Checking for those “Lost” Passenger Lists Records Part I

by LCGS Researcher Carol Stetser
I imagine that every family historian has said, or at least heard someone else say, “I can’t find my ancestors in the records; some of the records must have been lost.” Although at various times and places, many records definitely were lost, sometimes researchers assume records are lost, when really the researcher just hasn’t dug deep enough. Ancestors’ names on passenger lists are often one of those records that are difficult to find, even with the great online databases available nowadays, and there is a temptation to assume the records must have been lost or destroyed.

After several years of periodic, futile searching for my Swedish ancestors’ names on passenger lists, I came to the conclusion that maybe their records really were lost. In the process of searching, I gathered a lot of information about the family from censuses, an autobiography written by my great-grandfather sixty years after he came to America, naturalization records and the like; in fact, I narrowed down their arrival to early December of 1868. Even with all of this, I couldn’t find the family.

I just about decided that this would have to be one of those mysteries that wouldn’t get solved, at least by me. However, a few months ago, I suddenly realized that maybe I could find out if there really were passenger lists missing. Since I knew that all of the other Scandinavian ancestors I’d tracked had entered the U.S. through New York, I figured to play the odds and assume that the missing ones arrived there, as well. It wasn’t really too big a guess since literally millions of emigrants arrived there from about 1850 through the First World War.

To figure out if any records were missing, I decided to check the New York Times “Marine Intelligence” columns for the period I was interested in. ProQuest (fee-based database provider) has digitized the New York Times from 1851 forward, and it is fairly readily available. Several pay-for-view websites include the database, but for those of us in Northern Colorado, it’s available for free through Colorado State University’s Morgan Library. Students, faculty, staff (and anyone who knows someone in those categories who will go online for them to check) can access the database from home. Anyone else can go to the library and use the database on the computers there (even if you’re not looking for passenger lists the New York Times is worth checking out; it has all kinds of interesting articles such as the ones I found on Castle Garden describing exactly what emigrants experienced when entering the U.S. in 1865 or others describing the weather nationwide for a period when my ancestors would have been traveling by wagon from Pennsylvania to Illinois).

The “Marine Intelligence” columns were published every day and listed each ship that docked in New York.

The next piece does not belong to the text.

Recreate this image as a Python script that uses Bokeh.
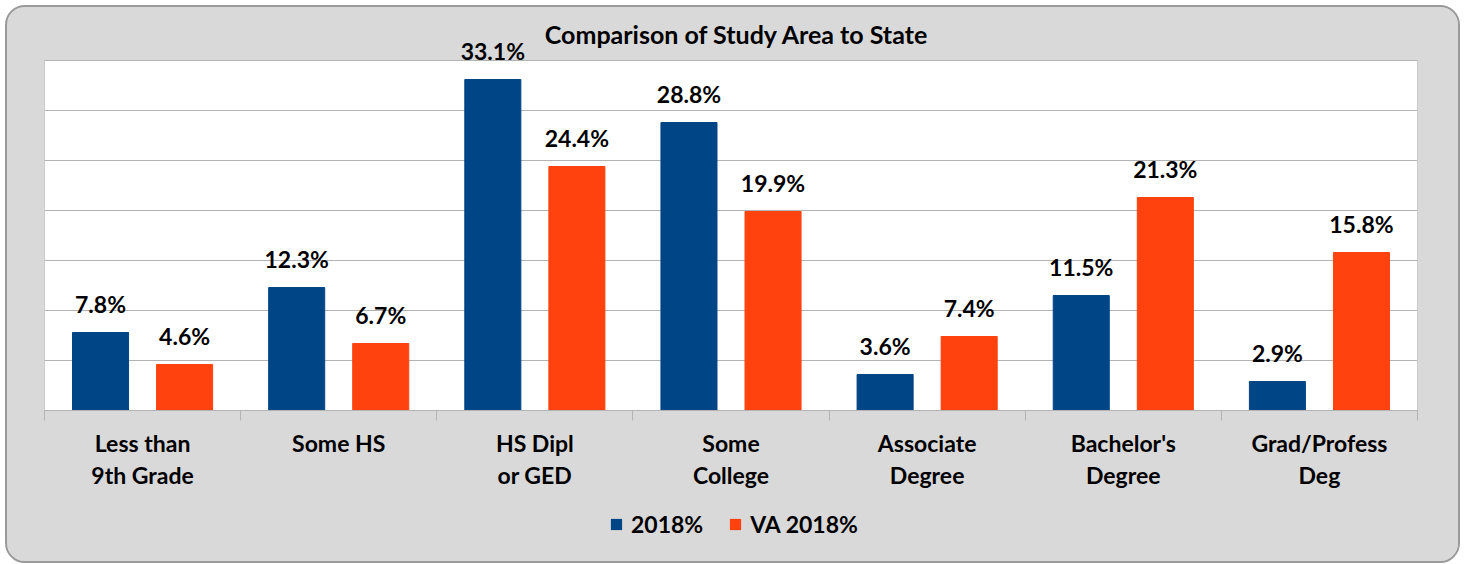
from bokeh.plotting import figure
from bokeh.layouts import column
from bokeh.models import (ColumnDataSource, Range1d, FixedTicker, LabelSet, Label,
                          Legend, LegendItem)
from bokeh.core.properties import value
from bokeh.embed import file_html
from bokeh.resources import INLINE

# ---- data ----
categories = ["Less than\n9th Grade", "Some HS", "HS Dipl\nor GED", "Some\nCollege",
              "Associate\nDegree", "Bachelor's\nDegree", "Grad/Profess\nDeg"]
series_names = ["2018%", "VA 2018%"]
study_2018 = [7.8, 12.3, 33.1, 28.8, 3.6, 11.5, 2.9]
va_2018 = [4.6, 6.7, 24.4, 19.9, 7.4, 21.3, 15.8]
y_ticks = [0, 5, 10, 15, 20, 25, 30, 35]
chart_title = "Comparison of Study Area to State"

BLUE = "#004586"
ORANGE = "#FF420E"
FONT = "Lato"
GRID = "#b3b3b3"
BG = "#d9d9d9"
FS = "23px"

n = len(categories)
idx = list(range(n))
bw = 2 / 7
x_blue = [i + 2 / 7 for i in idx]
x_orange = [i + 5 / 7 for i in idx]
y_top = y_ticks[-1]

src_blue = ColumnDataSource(dict(x=x_blue, top=study_2018,
                                 lbl=[f"{v:.1f}%" for v in study_2018]))
src_orange = ColumnDataSource(dict(x=x_orange, top=va_2018,
                                   lbl=[f"{v:.1f}%" for v in va_2018]))

p = figure(frame_width=1373, frame_height=390, output_backend="svg",
           toolbar_location=None,
           x_range=Range1d(0, n), y_range=Range1d(0, y_top + 4),
           min_border_left=37, min_border_right=41, min_border_top=13,
           min_border_bottom=100, background_fill_color=BG,
           border_fill_color=BG)

# white plot area
p.quad(left=[0], right=[n], bottom=[0], top=[y_top], fill_color="white",
       line_color=GRID, line_width=1)
# horizontal gridlines
p.hspan(y=y_ticks[1:], line_color=GRID, line_width=1)

r1 = p.vbar(x="x", top="top", width=bw, source=src_blue, fill_color=BLUE,
            line_color=BLUE)
r2 = p.vbar(x="x", top="top", width=bw, source=src_orange, fill_color=ORANGE,
            line_color=ORANGE)

p.yaxis.visible = False
p.xgrid.visible = False
p.ygrid.visible = False
p.outline_line_color = None

xa = p.xaxis[0]
xa.ticker = FixedTicker(ticks=[i + 0.5 for i in idx], minor_ticks=list(range(n + 1)))
xa.major_label_overrides = {i + 0.5: c for i, c in enumerate(categories)}
xa.major_tick_out = 0
xa.major_tick_in = 0
xa.minor_tick_out = 10
xa.minor_tick_in = 0
xa.minor_tick_line_color = GRID
xa.axis_line_color = GRID
xa.major_label_text_font = FONT
xa.major_label_text_font_style = "bold"
xa.major_label_text_font_size = FS
xa.major_label_text_color = "black"
xa.major_label_text_line_height = 1.15
xa.major_label_standoff = 8

for src in (src_blue, src_orange):
    ls = LabelSet(x="x", y="top", text="lbl", source=src, text_align="center",
                  text_baseline="alphabetic", y_offset=20, text_font=value(FONT),
                  text_font_style="bold", text_font_size=FS, text_color="black")
    p.add_layout(ls)

title = Label(x=n / 2, y=y_top, x_offset=6, y_offset=27, text=chart_title,
              text_align="center", text_baseline="alphabetic", text_font=FONT,
              text_font_style="bold", text_font_size="25px", text_color="black")
p.add_layout(title)

# legend strip below the chart (its swatches reuse the series colours)
lg = figure(width=1451, height=51, output_backend="svg", toolbar_location=None,
            x_axis_type=None, y_axis_type=None, x_range=Range1d(0, 1),
            y_range=Range1d(0, 1), min_border=0, background_fill_color=BG,
            border_fill_color=BG, outline_line_color=None)
g1 = lg.vbar(x=[0.5], top=[0], bottom=[0], width=0.0, fill_color=BLUE,
             line_color=None)
g2 = lg.vbar(x=[0.5], top=[0], bottom=[0], width=0.0, fill_color=ORANGE,
             line_color=None)
legend = Legend(items=[LegendItem(label=series_names[0], renderers=[g1]),
                       LegendItem(label=series_names[1], renderers=[g2])],
                orientation="horizontal", location=(565, 23),
                background_fill_alpha=0, border_line_color=None,
                label_text_font=FONT, label_text_font_style="bold",
                label_text_font_size=FS, label_text_color="black",
                glyph_width=14, glyph_height=14,
                label_standoff=8, spacing=25, padding=0, margin=0)
lg.add_layout(legend, "center")

layout = column(p, lg, spacing=0, margin=(5, 0, 0, 5),
                styles={"border": "2px solid #9a9a9a", "border-radius": "20px",
                        "overflow": "hidden", "background-color": BG})

open("out.html", "w").write(file_html(layout, INLINE))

It’s easy to determine from the column, which ships were emigrant ships and which were not. Some of the columns even listed individual passengers; this doesn’t apply to those who traveled in steerage, however. In my search to see which passenger lists might be missing, I just kept a list of all the emigrant ships that arrived in a two-week window during late November and early December of 1868.

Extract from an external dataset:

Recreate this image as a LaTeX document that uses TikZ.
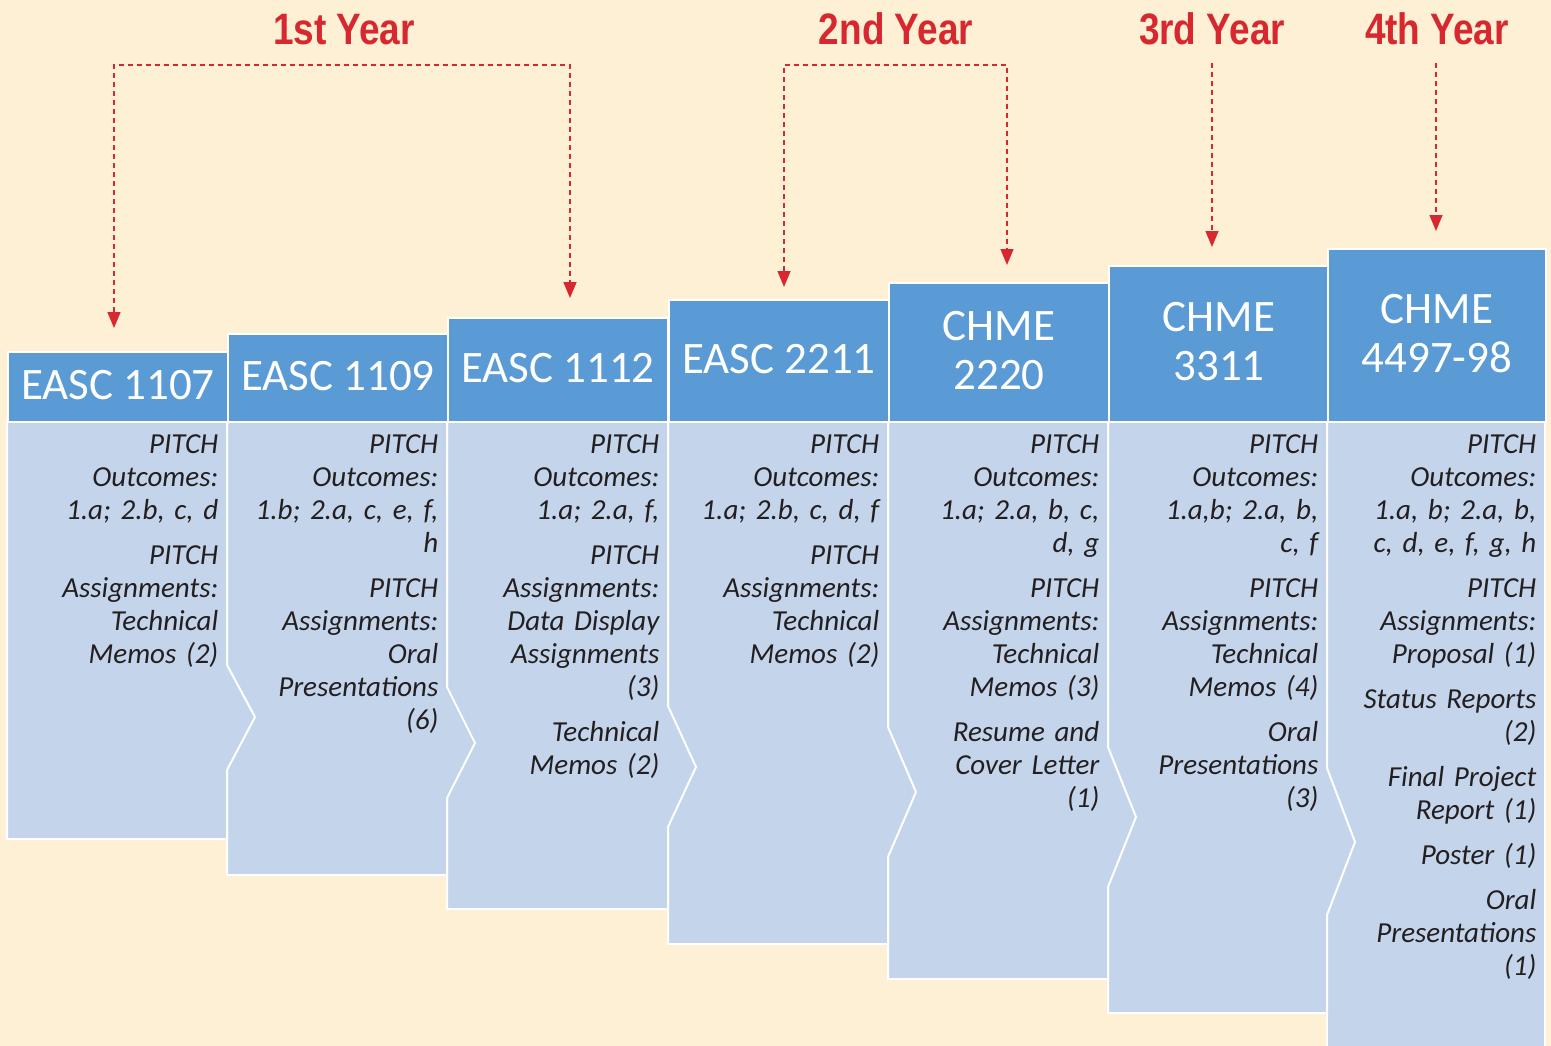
\documentclass[tikz,border=0pt]{standalone}
\usepackage{fontspec}
\setmainfont{Carlito}
\newfontfamily\yearfont[FakeStretch=0.84]{Liberation Sans}
\usetikzlibrary{arrows.meta}
\definecolor{cream}{HTML}{FEF0D5}
\definecolor{hdrblue}{HTML}{5B9BD5}
\definecolor{bodyblue}{HTML}{C4D4EA}
\definecolor{yearred}{HTML}{D7282F}
\definecolor{inkgray}{HTML}{231F20}
\newcommand\colbody[6]{\path[bodyshape] (#1,421) -- (#2,421) -- (#2,#4) -- ({#2+28},#5) -- (#2,#6) -- (#2,#3) -- (#1,#3) -- cycle;}
\begin{document}
\begin{tikzpicture}[x=1pt,y=-1pt,
  bodyshape/.style={fill=bodyblue,draw=white,line width=2pt,line join=miter},
  header/.style={fill=hdrblue,draw=white,line width=2pt,inner sep=0pt,anchor=north west,minimum width=220pt,text=white,font=\fontsize{45}{49}\selectfont,align=center,text depth=5pt},
  bodytext/.style={anchor=north east,inner sep=0pt,text width=212pt,align=right,text=inkgray,font=\fontsize{29}{33}\selectfont\itshape},
  yearlabel/.style={text=yearred,font=\yearfont\bfseries\fontsize{44}{48}\selectfont,anchor=base,inner sep=0pt},
  yearline/.style={draw=yearred,line width=1.5pt,dash pattern=on 5pt off 4pt},
  onetip/.style={-{Triangle[width=13pt,length=16pt]}},
  twotips/.style={{Triangle[width=13pt,length=16pt]}-{Triangle[width=13pt,length=16pt]}}]
\path[use as bounding box,fill=cream] (0,0) rectangle (1551,1046);

% bodies, drawn right to left so that each notch lies over the next column
\path[bodyshape] (1327,421) -- (1545,421) -- (1545,1052) -- (1327,1052) -- cycle;
\colbody{1108}{1327}{1013}{768}{842}{915}
\colbody{888}{1108}{979}{747}{817}{887}
\colbody{668}{888}{944}{727}{792}{857}
\colbody{447}{668}{909}{706}{767}{827}
\colbody{227}{447}{875}{687}{743}{798}
\colbody{7}{227}{839}{665}{717}{770}

% headers
\node[header,minimum height=70pt] (h1) at (7,351) {EASC 1107};
\node[header,minimum height=88pt] (h2) at (227,333) {EASC 1109};
\node[header,minimum height=104pt] (h3) at (447,317) {EASC 1112};
\node[header,minimum height=122pt] (h4) at (668,299) {EASC 2211};
\node[header,minimum height=139pt] (h5) at (888,282) {CHME\\2220};
\node[header,minimum height=156pt] (h6) at (1108,265) {CHME\\3311};
\node[header,minimum height=173pt,minimum width=218pt] (h7) at (1327,248) {CHME\\4497-98};

% body texts
\node[bodytext] (t1) at (218.5,434.5) {PITCH\\Outcomes:\\1.a; 2.b, c, d\\[12pt]PITCH\\Assignments:\\Technical\\Memos (2)};
\node[bodytext] (t2) at (438.5,434.5) {PITCH\\Outcomes:\\1.b; 2.a, c, e, f,\\h\\[12pt]PITCH\\Assignments:\\Oral\\Presentations\\(6)};
\node[bodytext] (t3) at (659.5,434.5) {PITCH\\Outcomes:\\1.a; 2.a, f,\\[12pt]PITCH\\Assignments:\\Data Display\\Assignments\\(3)\\[12pt]Technical\\Memos (2)};
\node[bodytext] (t4) at (879.5,434.5) {PITCH\\Outcomes:\\1.a; 2.b, c, d, f\\[12pt]PITCH\\Assignments:\\Technical\\Memos (2)};
\node[bodytext] (t5) at (1099.5,434.5) {PITCH\\Outcomes:\\1.a; 2.a, b, c,\\d, g\\[12pt]PITCH\\Assignments:\\Technical\\Memos (3)\\[12pt]Resume and\\Cover Letter\\(1)};
\node[bodytext] (t6) at (1318.5,434.5) {PITCH\\Outcomes:\\1.a,b; 2.a, b,\\c, f\\[12pt]PITCH\\Assignments:\\Technical\\Memos (4)\\[12pt]Oral\\Presentations\\(3)};
\node[bodytext] (t7) at (1536.5,434.5) {PITCH\\Outcomes:\\1.a, b; 2.a, b,\\c, d, e, f, g, h\\[12pt]PITCH\\Assignments:\\Proposal (1)\\[12pt]Status Reports\\(2)\\[12pt]Final Project\\Report (1)\\[12pt]Poster (1)\\[12pt]Oral\\Presentations\\(1)};

% year labels
\node[yearlabel] (y1) at (344,45) {1st Year};
\node[yearlabel] (y2) at (896,45) {2nd Year};
\node[yearlabel] (y3) at (1212,45) {3rd Year};
\node[yearlabel] (y4) at (1437,45) {4th Year};

% year connectors
\coordinate (b1l) at (114,65);
\coordinate (b1r) at (570,65);
\coordinate (a1) at (114,328);
\coordinate (a3) at (570,298);
\draw[yearline,twotips] (a1) -- (b1l) -- (b1r) -- (a3);
\coordinate (b2l) at (784,65);
\coordinate (b2r) at (1007,65);
\coordinate (a4) at (784,287);
\coordinate (a5) at (1007,265);
\draw[yearline,twotips] (a4) -- (b2l) -- (b2r) -- (a5);
\coordinate (b3) at (1212,63);
\coordinate (a6) at (1212,247);
\draw[yearline,onetip] (b3) -- (a6);
\coordinate (b4) at (1436,63);
\coordinate (a7) at (1436,231);
\draw[yearline,onetip] (b4) -- (a7);
\end{tikzpicture}
\end{document}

I ended up with a list of twelve ships that my ancestral family might have traveled on. To be thorough, I included every emigrant ship even those that had come from Germany. Although I was pretty certain my family had boarded in Liverpool. At this point, I did a line-by-line search of the passenger lists of those twelve ships. Microfilm copies of the lists are available at the Denver Public Library and NARA Rocky Mountain Region; online versions are available through Ancestry.com. After all my previous searching, I was amazed to find my “missing” family on the second list I searched. Their name was garbled in a way that I hadn’t ever considered, and the listing had them as being Italian, not Swedish. However, it’s definitely my family; the first names and ages are correct, and the surname is recognizable as mine.

Just to see if any of the ships’ lists from that period were missing, I checked for lists for all of the twelve ships. Every one of them had a passenger list. I suspect that many of those “missing” ancestors that we all bemoan are really not “missing” at all. They’re just hiding under garbled names or incorrect dates. To find them may only take a new way of approaching the task. Good searching!